• [WHAT THE EXERCISE ASKS]: Collect each line of the entries that holds the string "diagram".

• [AVAILABLE DATA]:
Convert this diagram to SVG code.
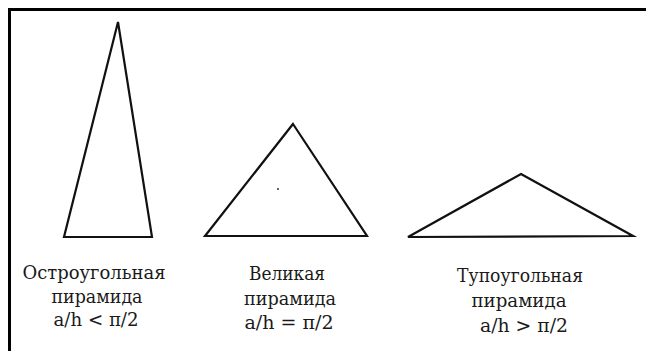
<svg xmlns="http://www.w3.org/2000/svg" width="646" height="351" viewBox="0 0 646 351">
<style>
.tri{fill:none;stroke:#111;stroke-width:2.2;stroke-linejoin:miter}
.lbl{font-family:"DejaVu Serif","Liberation Serif",serif;font-size:18px;fill:#1a1a1a;text-anchor:middle}
</style>
<rect width="646" height="351" fill="#fff"/>
<g id="frame">
<path d="M9.5 351V9.5H646" fill="none" stroke="#000" stroke-width="3"/>
</g>
<g id="acute">
<polygon class="tri" points="118,22 152,237 64,237"/>
<text class="lbl" x="94" y="279" textLength="143" lengthAdjust="spacingAndGlyphs">Остроугольная</text>
<text class="lbl" x="97" y="303" textLength="91" lengthAdjust="spacingAndGlyphs">пирамида</text>
<text class="lbl" x="96" y="326" textLength="85" lengthAdjust="spacingAndGlyphs">a/h &lt; π/2</text>
</g>
<g id="great">
<polygon class="tri" points="293,124 367,236 205,236"/>
<circle cx="278" cy="189" r="1" fill="#333"/>
<text class="lbl" x="287" y="280" textLength="76" lengthAdjust="spacingAndGlyphs">Великая</text>
<text class="lbl" x="290" y="305" textLength="92" lengthAdjust="spacingAndGlyphs">пирамида</text>
<text class="lbl" x="289" y="329" textLength="89" lengthAdjust="spacingAndGlyphs">a/h = π/2</text>
</g>
<g id="obtuse">
<polygon class="tri" points="521,174 633,236 408,237"/>
<text class="lbl" x="520" y="282" textLength="126" lengthAdjust="spacingAndGlyphs">Тупоугольная</text>
<text class="lbl" x="519" y="307" textLength="95" lengthAdjust="spacingAndGlyphs">пирамида</text>
<text class="lbl" x="524" y="332" textLength="88" lengthAdjust="spacingAndGlyphs">a/h &gt; π/2</text>
</g>
<g id="connectors"/>
</svg>
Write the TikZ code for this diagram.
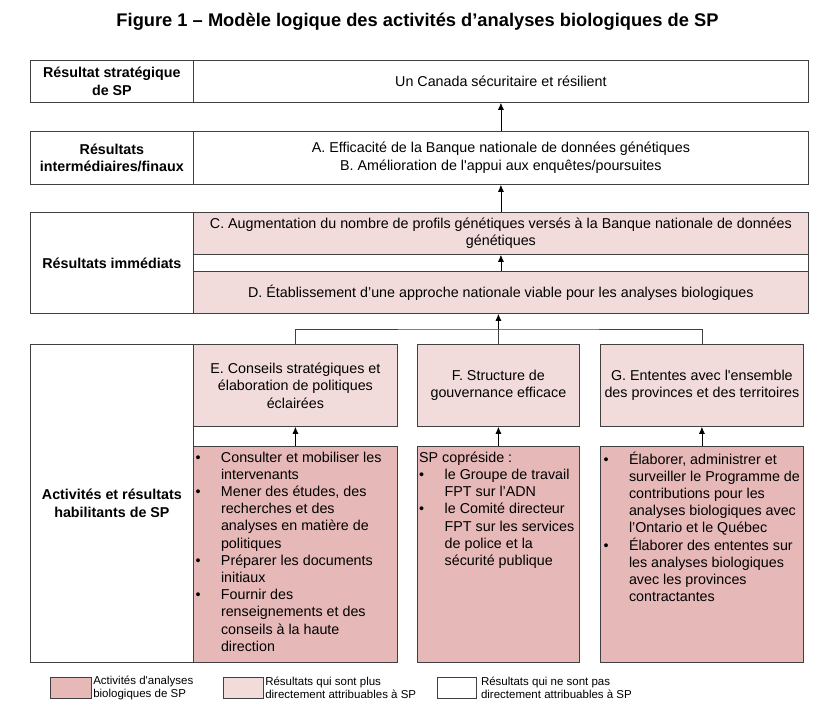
\documentclass[tikz,border=0pt]{standalone}
\usepackage{fontspec}
\setmainfont{Liberation Sans}
\usepackage{tikz}
\usetikzlibrary{arrows.meta}

\definecolor{actfill}{HTML}{E6B9B8}
\definecolor{resfill}{HTML}{F2DCDB}
\definecolor{edge}{HTML}{404040}

\newcommand{\itm}{\makebox[25.5pt][l]{\textbullet}}
\newcommand{\cnt}{\hspace*{25.5pt}}

\begin{document}
\begin{tikzpicture}[x=1pt,y=-1pt,
	box/.style={draw=edge, line width=0.8pt, anchor=north west, inner sep=0pt, align=center},
	lbl/.style={box, font=\bfseries\fontsize{14.3}{17.5}\selectfont},
	txt/.style={box, font=\fontsize{14.3}{17.5}\selectfont},
	act/.style={anchor=north west, inner sep=0pt, align=left, font=\fontsize{14.3}{17.2}\selectfont},
	leg/.style={anchor=west, inner sep=0pt, align=left, font=\fontsize{11.5}{13.3}\selectfont},
	up/.style={draw=black, line width=0.8pt, -{Latex[length=7pt,width=6pt]}}]
		\useasboundingbox[fill=white] (0,0) rectangle (831,714);
		
		\node[font=\bfseries\fontsize{18.3}{22}\selectfont] (title) at (417.5,22) {Figure 1 – Modèle logique des activités d’analyses biologiques de SP};
		
		% resultat strategique
		\node[lbl, minimum width=163, minimum height=42] (lblso) at (30,60) {Résultat stratégique\\de SP};
		\node[txt, minimum width=615, minimum height=42] (so) at (193,60) {Un Canada sécuritaire et résilient};
		
		% resultats intermediaires/finaux
		\node[lbl, minimum width=163, minimum height=53] (lblif) at (30,131) {Résultats\\intermédiaires/finaux};
		\node[txt, minimum width=615, minimum height=53] (ab) at (193,131) {A. Efficacité de la Banque nationale de données génétiques\\B. Amélioration de l\textquotesingle appui aux enquêtes/poursuites};
		
		% resultats immediats
		\node[lbl, minimum width=163, minimum height=101] (lblim) at (30,212) {Résultats immédiats};
		\node[box, minimum width=615, minimum height=101] (imm) at (193,212) {};
		\node[txt, fill=resfill, minimum width=615, minimum height=42] (c) at (193,212) {C. Augmentation du nombre de profils génétiques versés à la Banque nationale de données\\génétiques};
		\node[txt, fill=resfill, minimum width=615, minimum height=42] (d) at (193,271) {D. Établissement d’une approche nationale viable pour les analyses biologiques};
		
		% activites et resultats habilitants
		\node[lbl, minimum width=163, minimum height=318] (lblact) at (30,344) {Activités et résultats\\habilitants de SP};
		\node[txt, fill=resfill, minimum width=204, minimum height=82] (e) at (193,344) {E. Conseils stratégiques et\\élaboration de politiques\\éclairées};
		\node[txt, fill=resfill, minimum width=162, minimum height=82] (f) at (417,344) {F. Structure de\\gouvernance efficace};
		\node[txt, fill=resfill, minimum width=203, minimum height=82] (g) at (600,344) {G. Ententes avec l\textquotesingle ensemble\\des provinces et des territoires};
		
		\node[box, fill=actfill, minimum width=204, minimum height=216] (ae) at (193,446) {};
		\node[box, fill=actfill, minimum width=162, minimum height=216] (af) at (417,446) {};
		\node[box, fill=actfill, minimum width=203, minimum height=216] (ag) at (600,446) {};
		
		\node[act] (aetxt) at ([xshift=2.3pt,yshift=-5.5pt]ae.north west) {\itm Consulter et mobiliser les\\
			\cnt intervenants\\
			\itm Mener des études, des\\
			\cnt recherches et des\\
			\cnt analyses en matière de\\
			\cnt politiques\\
			\itm Préparer les documents\\
			\cnt initiaux\\
			\itm Fournir des\\
			\cnt renseignements et des\\
			\cnt conseils à la haute\\
			\cnt direction};
		\node[act] (aftxt) at ([xshift=2pt,yshift=-5.5pt]af.north west) {SP copréside~:\\
			\itm le Groupe de travail\\
			\cnt FPT sur l’ADN\\
			\itm le Comité directeur\\
			\cnt FPT sur les services\\
			\cnt de police et la\\
			\cnt sécurité publique};
		\node[act] (agtxt) at ([xshift=3.3pt,yshift=-5.5pt]ag.north west) {\itm Élaborer, administrer et\\
			\cnt surveiller le Programme de\\
			\cnt contributions pour les\\
			\cnt analyses biologiques avec\\
			\cnt l’Ontario et le Québec\\
			\itm Élaborer des ententes sur\\
			\cnt les analyses biologiques\\
			\cnt avec les provinces\\
			\cnt contractantes};
		
		% connecteurs
		\draw[up] (ab.north) -- (so.south);
		\draw[up] (c.north) -- (ab.south);
		\draw[up] (d.north) -- (c.south);
		\coordinate (jn) at (f.north |- 0,329);
		\draw[draw=edge, line width=0.8pt] (e.north) |- (jn) -| (g.north);
		\draw[draw=edge, line width=0.8pt] (f.north) -- (jn);
		\draw[up] (jn) -- (d.south -| jn);
		\draw[up] (ae.north) -- (e.south);
		\draw[up] (af.north) -- (f.south);
		\draw[up] (ag.north) -- (g.south);
		
		% legende
		\node[box, fill=actfill, minimum width=41, minimum height=21] (legact) at (50,677) {};
		\node[leg] (legacttxt) at ([xshift=1.3pt]legact.east) {Activités d\textquotesingle analyses\\biologiques de SP};
		\node[box, fill=resfill, minimum width=40, minimum height=21] (legres) at (223,677) {};
		\node[leg] (legrestxt) at ([xshift=1.3pt]legres.east) {Résultats qui sont plus\\directement attribuables à SP};
		\node[box, minimum width=39, minimum height=21] (legnot) at (437,677) {};
		\node[leg] (legnottxt) at ([xshift=4pt]legnot.east) {Résultats qui ne sont pas\\directement attribuables à SP};
	\end{tikzpicture}
\end{document}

• [OUTPUT OF THE TASK]:
Convert this diagram to SVG code.
Write the TikZ code for this diagram.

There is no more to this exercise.